Thursday, July 23, 2009

What’s your emergency?


The best part of my job is one minute you are trying to coax a dog into sitting still for his picture and the next you’re screaming down a country road heading into a massive grassfire. The fun just never ends. Last Wednesday I didn’t think it would ever end as I hopped from fire to fire in one of the most bizarre days I can remember.
It always starts innocently enough; a call on the scanner comes across of a grass fire burning off Patterson Road near Via Nicolo Road. I know the area, lots of hills, and lots of grass and with the afternoon winds it could be trouble. I grab my gear and start toward the column of smoke rising to the west.
I am not even halfway to the scene when the call across the radio brings a second alarm on the fire, more crews and equipment will be heading to the fire. I can see the large header from the blaze billowing up above the Safeway and Costco warehouses off Schulte Road and freeway traffic is at a standstill as I near the turn for Patterson Pass Road. The CHP has closed the road and I park to head up Via Nicolo Road on foot to the fire a call comes across the radio that the fire is crossing I-580. Things are starting to turn bad to worse. Via Nicolo is reopened and the CHP leave to deal with the fire around the freeway.
I take a quick drive up the road to see if there are any flames left but only find soot and a group of workers who I later find out think my quick trip up the road is an arsonist enjoying his handiwork. I head back down toward I-580 to see what I can get and grab a shot of the smoke piling over the roadway and Delta Mendota Canal. The fire is dying quickly as the crews from Tracy Fire, Cal Fire and Alameda County Fire have knocked down its advance as it burns harmlessly toward canal banks and starves of fuel. I head back to Via Nicolo Road where crews are mopping up smoldering spots of the fire and cutting fire breaks in case the wind drive embers for a flare up.
I am just down the street from my next assignment, a tour of the GWF Peaker Plant so checking my watch I figure it is time to head out. I pack my camera up, head back to Schulte Road and drive right up to a newly started grass fire. My day just got interesting.
Burning along Schulte Road across from the Safeway warehouse a line of flames slowly rise out of the yellow grass licking dangerously close to several semi trucks and trailers parked along the road’s shoulder. I lock up my brakes, jump out grab my cell phone and hit 9-1-1 to report the growing fire. Nothing. It just rings. I cancel and try again.

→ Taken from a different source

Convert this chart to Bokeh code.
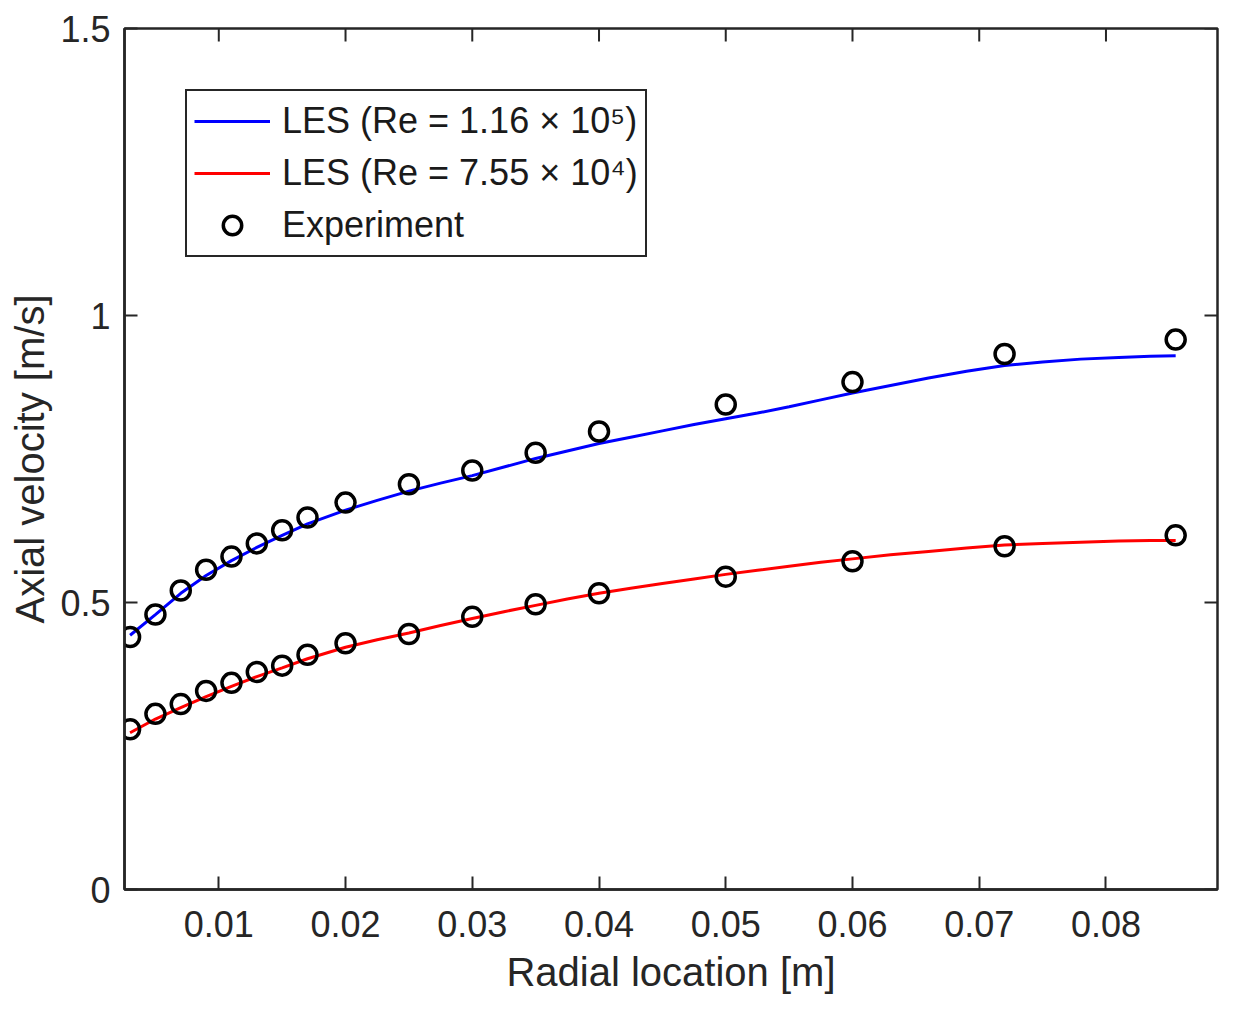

Flames are now growing and spreading down the road. I try a third time and get the same ringing. Smoke is starting to flash brown and black as tires in the field ignite. The flames are growing and I frantically call the editor in the newsroom and shout in the phone to call 9-1-1 and report a fire.
About that time fire crews filling their engines with water after fighting the Patterson Pass Road fire see the header of smoke billowing up from Schulte Road and call the fire in themselves. Back at the fire I hear the sirens approach as Schulte Road is now just a wall of smoke. I can’t see how far the fire has spread into the field through the dense smoke. I stand in the median trying to make sure I don’t get hit by the traffic leaving eastbound or the fire crews rushing to the scene in the westbound lanes. I start to get that wonderful burning eye sensation as the smoke wafts across the road. I am starting to smell like a burnt old shoe. Fire crews arrive and begin attacking the fire as it burns near the trucks parked along the roadway, none of which have caught fire yet.
As the fire is brought under control I tell the crews of my struggle to call the fire in. I can’t believe I dialed 9-1-1 three times and was greeted by only ringing. With the fire contained I head back to the office to download my pictures when I hear my name on the scanner. Fire crews are looking for me as I was first on scene at the fire. They need an idea where it started for their investigation. I head back and point at the truck where I saw the most flames behind.
Hot smelly and needing something cold I head over to the coffee shop for a nice blended coffee while my memory card downloads. Back in the office I hear fire crews and yet another fire. Mount Diablo near South School has a structure fire reported. The fun never ends and I pack up and head to my third fire of the afternoon.
A grass fire in a small lot as burned to a pair of sheds and an abandoned house. The sheds are heavily damaged and the house is slightly scorched as crews pour water on the structures. I work around the streams of water flying toward the burned structures and grab a few shots as crews douse the hot spot. I later would find out that I wasn’t the only one hopping around from fire to fire. We would later find out that a series of suspicious fires, 11 of them in all starting at just before 11:00 am and the last one at just before midnight and sent crews scrambling all over town. The Via Nicolo Road fire was the largest of them all scorching over 80 acres of grass.
It was a crazy day rushing from fire to fire only to find out that it may have been arson. I have never pulled up to spot news like that before, first on scene. I much rather be behind the camera taking pictures of the news than being part of it.

1 comment:

Dr. Mike McLellan said...

Glenn:
You being at all these fires and being suspected of arson reminds me of the man who would not let his wife go to the ob because all the women coming out of the doctor's office were pregnant.